Fears of AIDS seen fuelling S.Africa obesity rise
Obesity is on the rise among black women in South Africa, possibly in part due to fears of looking like an AIDS patient, a top health expert on Friday.
Tessa van der Merwe of the International Association for the Study of Obesity said around one in three black South African women is now seriously overweight as new factors bolster a traditional sense in the black community that big is beautiful.
“Regretfully, there is also a perception that if a black woman is thin, she might have HIV/AIDS or that her husband can’t afford to feed her well,” van der Merwe said in a statement.
South Africa has one of the world’s worst HIV/AIDS caseloads, with an estimated 5 million of its 45 million people infected with the virus. It also has one of the world’s highest rates of violent crime.
Studies show that South Africa has weight problems across all race groups, with half of women and one third of men overweight. Those levels are just 20 percent lower than in the United States, regarded by many as the world’s fattest country.
But black women are the most seriously effected and 30 percent are now clinically obese, van der Merwe said, adding that for many regular, high-intensity exercise routines were not part of the picture.
“There is the reality - it simply isn’t safe to walk around,” the researcher said.
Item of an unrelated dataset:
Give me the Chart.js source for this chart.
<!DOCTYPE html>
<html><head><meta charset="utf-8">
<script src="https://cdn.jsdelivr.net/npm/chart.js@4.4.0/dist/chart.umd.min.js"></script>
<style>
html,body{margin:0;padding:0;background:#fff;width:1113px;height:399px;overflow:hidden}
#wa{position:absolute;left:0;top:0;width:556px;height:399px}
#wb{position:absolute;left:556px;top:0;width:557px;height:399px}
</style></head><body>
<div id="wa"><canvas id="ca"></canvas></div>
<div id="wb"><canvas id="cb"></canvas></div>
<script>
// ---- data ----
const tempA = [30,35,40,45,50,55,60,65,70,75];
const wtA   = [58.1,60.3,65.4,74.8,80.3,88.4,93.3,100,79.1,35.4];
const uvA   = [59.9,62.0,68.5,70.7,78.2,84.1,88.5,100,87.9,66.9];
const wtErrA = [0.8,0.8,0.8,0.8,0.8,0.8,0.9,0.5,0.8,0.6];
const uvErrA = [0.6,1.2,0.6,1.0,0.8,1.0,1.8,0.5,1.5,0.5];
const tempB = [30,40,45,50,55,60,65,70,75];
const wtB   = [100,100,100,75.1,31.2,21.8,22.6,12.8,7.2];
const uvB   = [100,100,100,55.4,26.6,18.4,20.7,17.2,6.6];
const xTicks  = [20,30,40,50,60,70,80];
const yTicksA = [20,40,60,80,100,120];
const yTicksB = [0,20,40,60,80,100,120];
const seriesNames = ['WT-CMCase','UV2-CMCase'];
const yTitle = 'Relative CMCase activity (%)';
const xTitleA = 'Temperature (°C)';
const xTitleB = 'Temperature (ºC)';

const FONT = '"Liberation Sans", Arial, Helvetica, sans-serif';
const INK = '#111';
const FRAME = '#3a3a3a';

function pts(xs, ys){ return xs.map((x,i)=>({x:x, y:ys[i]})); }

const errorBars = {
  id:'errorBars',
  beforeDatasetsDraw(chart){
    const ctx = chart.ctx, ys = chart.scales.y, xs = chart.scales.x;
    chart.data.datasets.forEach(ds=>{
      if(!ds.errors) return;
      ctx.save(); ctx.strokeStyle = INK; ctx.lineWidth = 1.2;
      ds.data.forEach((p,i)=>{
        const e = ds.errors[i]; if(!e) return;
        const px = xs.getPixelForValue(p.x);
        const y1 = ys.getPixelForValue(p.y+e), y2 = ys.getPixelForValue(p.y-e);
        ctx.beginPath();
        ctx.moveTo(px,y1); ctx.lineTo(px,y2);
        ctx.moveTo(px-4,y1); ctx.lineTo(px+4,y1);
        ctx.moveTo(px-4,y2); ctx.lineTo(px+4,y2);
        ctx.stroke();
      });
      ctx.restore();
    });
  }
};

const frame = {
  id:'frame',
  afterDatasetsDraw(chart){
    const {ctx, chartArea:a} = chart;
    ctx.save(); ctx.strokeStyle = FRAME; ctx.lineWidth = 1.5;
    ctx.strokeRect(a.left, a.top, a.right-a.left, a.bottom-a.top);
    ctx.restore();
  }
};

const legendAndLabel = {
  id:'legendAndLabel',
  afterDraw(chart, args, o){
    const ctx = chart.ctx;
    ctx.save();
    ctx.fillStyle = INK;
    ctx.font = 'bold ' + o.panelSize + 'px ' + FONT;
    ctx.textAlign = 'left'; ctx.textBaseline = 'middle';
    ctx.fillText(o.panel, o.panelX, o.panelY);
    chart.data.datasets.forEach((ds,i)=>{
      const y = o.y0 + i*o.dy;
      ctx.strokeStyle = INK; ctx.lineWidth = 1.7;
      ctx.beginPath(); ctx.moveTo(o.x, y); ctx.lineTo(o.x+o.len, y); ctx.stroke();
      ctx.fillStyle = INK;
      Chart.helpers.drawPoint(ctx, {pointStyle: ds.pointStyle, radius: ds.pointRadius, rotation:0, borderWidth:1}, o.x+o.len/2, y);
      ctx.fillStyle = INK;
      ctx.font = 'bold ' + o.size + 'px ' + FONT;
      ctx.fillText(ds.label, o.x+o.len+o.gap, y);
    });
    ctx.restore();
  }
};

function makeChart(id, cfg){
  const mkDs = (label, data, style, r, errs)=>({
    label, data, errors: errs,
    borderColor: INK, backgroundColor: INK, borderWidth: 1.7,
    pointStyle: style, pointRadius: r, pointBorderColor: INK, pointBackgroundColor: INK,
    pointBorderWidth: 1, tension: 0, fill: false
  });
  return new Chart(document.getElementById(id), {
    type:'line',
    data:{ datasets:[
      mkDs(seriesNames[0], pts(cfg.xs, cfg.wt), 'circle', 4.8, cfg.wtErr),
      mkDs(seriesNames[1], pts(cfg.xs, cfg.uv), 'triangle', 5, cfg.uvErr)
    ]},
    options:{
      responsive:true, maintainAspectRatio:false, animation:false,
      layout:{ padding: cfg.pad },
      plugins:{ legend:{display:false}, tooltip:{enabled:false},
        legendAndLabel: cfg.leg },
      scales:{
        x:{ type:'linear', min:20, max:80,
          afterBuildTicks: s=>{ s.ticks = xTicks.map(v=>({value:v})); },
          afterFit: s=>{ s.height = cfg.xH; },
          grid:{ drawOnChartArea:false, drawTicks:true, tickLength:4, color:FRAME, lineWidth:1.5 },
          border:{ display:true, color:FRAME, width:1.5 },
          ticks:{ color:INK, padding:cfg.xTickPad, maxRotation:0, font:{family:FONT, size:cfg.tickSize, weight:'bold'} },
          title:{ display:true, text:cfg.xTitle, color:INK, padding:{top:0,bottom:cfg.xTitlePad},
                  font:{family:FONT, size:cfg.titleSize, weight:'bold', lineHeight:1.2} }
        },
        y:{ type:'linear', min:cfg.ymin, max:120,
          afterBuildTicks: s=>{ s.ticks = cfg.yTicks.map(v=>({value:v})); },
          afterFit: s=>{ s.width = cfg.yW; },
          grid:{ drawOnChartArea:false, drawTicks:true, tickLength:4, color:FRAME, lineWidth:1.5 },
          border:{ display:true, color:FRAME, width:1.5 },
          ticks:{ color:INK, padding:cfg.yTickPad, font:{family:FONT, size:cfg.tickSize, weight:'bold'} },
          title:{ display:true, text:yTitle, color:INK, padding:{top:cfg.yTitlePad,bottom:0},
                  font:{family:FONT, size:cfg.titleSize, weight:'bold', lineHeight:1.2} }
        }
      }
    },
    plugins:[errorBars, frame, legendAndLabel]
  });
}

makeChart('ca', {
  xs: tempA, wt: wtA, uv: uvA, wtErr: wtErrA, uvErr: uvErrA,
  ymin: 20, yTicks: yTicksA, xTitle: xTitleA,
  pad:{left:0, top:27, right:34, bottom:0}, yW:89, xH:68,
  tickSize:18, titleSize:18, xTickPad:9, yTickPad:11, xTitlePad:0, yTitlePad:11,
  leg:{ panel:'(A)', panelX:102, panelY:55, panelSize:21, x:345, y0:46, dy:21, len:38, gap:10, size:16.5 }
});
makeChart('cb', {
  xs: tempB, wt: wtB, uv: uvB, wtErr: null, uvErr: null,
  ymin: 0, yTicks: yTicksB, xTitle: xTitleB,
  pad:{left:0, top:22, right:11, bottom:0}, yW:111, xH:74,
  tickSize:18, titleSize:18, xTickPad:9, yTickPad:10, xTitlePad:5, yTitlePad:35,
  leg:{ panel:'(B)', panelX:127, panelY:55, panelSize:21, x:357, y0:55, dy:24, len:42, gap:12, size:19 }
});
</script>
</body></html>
“We should be convincing black women that weight loss has a markedly helpful effect on health,” she said, noting a traditional fatty diet among black women.
Van der Merwe, who heads South Africa’s first obesity clinic and addressed a major gastroentorology congress in South Africa this week, said rising obesity was causing health problems such as heart disease, hypertension and diabetes.
“When being overweight is seen as a sign of health and wealth, it is extremely difficult to change this perception,” van der Merwe said.